Richard entered the Kaiser-Friedrich-Schule in Charlottenburg in 1907. Charlottenburg was a district of Berlin which was not incorporated into the city until 1920. Richard studied at this school until 1918 and it was during his school years that he developed his love of mathematics and science. However, this was not due to the teaching at the school, but it came about through the influence of his brother Alfred. In [4] Richard writes about his school teachers who he describes as not being very competent. There was one exception however, and it was fortunate that this good teacher was a mathematician who had a doctorate awarded for research done under Frobenius's supervision.
Of course Richard's last four years at school were the years of World War I, but, unlike his brother, he was young enough to avoid being drafted into the army. When he graduated from the Kaiser-Friedrich-Schule in September 1918 the war was still in progress, and Brauer was drafted to undertake civilian war service in Berlin. Only two months later, in November 1918, the war ended, Brauer was released from war service and he resumed his education. Despite the love for mathematics which he had gained from his brother, Brauer decided to follow his boyhood dreams of becoming an inventor. He entered the Technische Hochschule of Charlottenburg in February 1919 where he studied for a term before, having realised that his talents were in theory rather than practice, he transferred to the University of Berlin.

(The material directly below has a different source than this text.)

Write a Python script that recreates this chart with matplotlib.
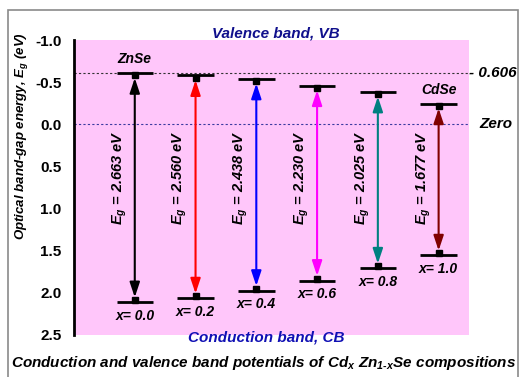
import numpy as np
import matplotlib
matplotlib.use("Agg")
import matplotlib.pyplot as plt
from matplotlib.patches import Rectangle

# ---------------------------
# DATA
# ---------------------------
compositions = [0.0, 0.2, 0.4, 0.6, 0.8, 1.0]
vb_levels = [-0.606, -0.58, -0.54, -0.46, -0.385, -0.245]
cb_levels = [2.11, 2.065, 1.975, 1.855, 1.71, 1.555]
band_gaps = ["2.663", "2.560", "2.438", "2.230", "2.025", "1.677"]
arrow_colors = ["black", "#ff0000", "#0000ff", "#ff00ff", "#008080", "#800000"]
y_ticks = [-1.0, -0.5, 0.0, 0.5, 1.0, 1.5, 2.0, 2.5]

# ---------------------------
# STYLE
# ---------------------------
plt.rcParams["font.family"] = ["Liberation Sans", "DejaVu Sans"]
plt.rcParams["font.weight"] = "bold"
plt.rcParams["font.style"] = "italic"
plt.rcParams["mathtext.fontset"] = "custom"
plt.rcParams["mathtext.rm"] = "Liberation Sans:bold:italic"
plt.rcParams["mathtext.it"] = "Liberation Sans:bold:italic"
plt.rcParams["mathtext.bf"] = "Liberation Sans:bold:italic"

fig = plt.figure(figsize=(5.21, 3.77), dpi=100)
W, H = 521, 377

def fx(px):
    return px / W

def fy(py):
    return 1 - py / H

# gray frame round the figure
fig.patches.append(Rectangle((fx(8), -0.05), fx(510), fy(10) + 0.05,
                             transform=fig.transFigure, fill=False,
                             edgecolor="#8a8a8a", lw=1.2))

ax = fig.add_axes([fx(74), fy(335), fx(469 - 74), (335 - 40) / H])
ax.set_facecolor("#ffc6fa")
ax.set_xlim(-0.2, 1.1)
ax.set_ylim(2.5, -1.0)

for s in ["top", "right", "bottom"]:
    ax.spines[s].set_visible(False)
ax.spines["left"].set_linewidth(2)
ax.set_xticks([])
ax.set_yticks(y_ticks)
ax.set_yticklabels([f"{t:.1f}" for t in y_ticks], fontsize=11,
                   fontweight="bold", fontstyle="normal")
ax.tick_params(axis="y", length=0, pad=9)

# reference lines
ax.axhline(vb_levels[0], color="#333333", lw=0.8, ls=(0, (2, 2)))
ax.axhline(0.0, color="#3a3aa0", lw=0.8, ls=(0, (2, 2)))

# ---------------------------
# LEVELS AND ARROWS
# ---------------------------
half = 0.06
for x, vb, cb, eg, c in zip(compositions, vb_levels, cb_levels, band_gaps, arrow_colors):
    ax.hlines([vb, cb], x - half, x + half, colors="black", lw=2)
    ax.annotate("", xy=(x, vb + 0.04), xytext=(x, cb - 0.04),
                arrowprops=dict(arrowstyle="<|-|>,head_length=0.9,head_width=0.3",
                                color=c, lw=1.5, shrinkA=1, shrinkB=1))
    ax.plot([x, x], [vb + 0.025, cb - 0.025], ls="none", marker="s", ms=4.5,
            color="black")
    ax.text(x - 0.05, 0.07, f"$E_g$ = {eg} eV", rotation=90, ha="center",
            va="top", fontsize=10.5)
    ax.text(x, cb + 0.08, f"x= {x:.1f}", ha="center", va="top", fontsize=10)

ax.text(compositions[0], vb_levels[0] - 0.08, "ZnSe", ha="center", va="bottom", fontsize=10)
ax.text(compositions[-1], vb_levels[-1] - 0.08, "CdSe", ha="center", va="bottom", fontsize=10)

# ---------------------------
# ANNOTATIONS
# ---------------------------
ax.text(1.1, vb_levels[0], "- 0.606", ha="left", va="center", fontsize=11,
        clip_on=False)
ax.text(1.133, 0.0, "Zero", ha="left", va="center", fontsize=11, clip_on=False)

fig.text(fx(276), fy(33), "Valence band, VB", ha="center", va="center",
         fontsize=11, color="#10108c")
fig.text(fx(266), fy(338), "Conduction band, CB", ha="center", va="center",
         fontsize=11, color="#1010b4")
fig.text(fx(22), fy(136), "Optical band-gap energy, $E_g$ (eV)", rotation=90,
         ha="center", va="center", fontsize=9.5)
fig.text(fx(264), fy(363),
         r"Conduction and valence band potentials of Cd$_x$ Zn$_{1\text{-}x}$Se compositions",
         ha="center", va="center", fontsize=11)

fig.savefig("out.png", dpi=100)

At the University of Berlin Brauer was taught by a number of really outstanding mathematicians including Bieberbach, Carathéodory, Einstein, Knopp, von Mises, Planck, Schmidt, Schur and Szegö. In [4] Brauer describes some of the lectures he attended; talking of Schmidt's lectures he writes:-
It is not easy to describe their fascination. When Schmidt stood in front of a blackboard, he never used notes, and was hardly ever well prepared. He gave the impression of developing the theory right there and then.
It was the custom that German students at this time spent periods in several different universities during their degree course. Brauer was no exception to this, although he made only one visit during his studies, that being for a term to the University of Freiburg. Back in Berlin he attended seminars by Bieberbach, Schmidt and Schur. He was increasingly attracted towards the algebra which Schur was presenting in his seminar (which was attended in the same year by Alfred Brauer). Schur, unlike Schmidt, [4]:-
... was very well prepared for his classes, and he lectured very fast. If one did not pay the utmost attention to his words, one was quickly lost. There was hardly any time to take notes in class; one had to write them up at home. ... He conducted weekly problem hours, and almost every time he proposed a difficult problem. Some of the problems had already been used by his teacher Frobenius, and others originated with Schur. Occasionally he mentioned a problem he could not solve himself.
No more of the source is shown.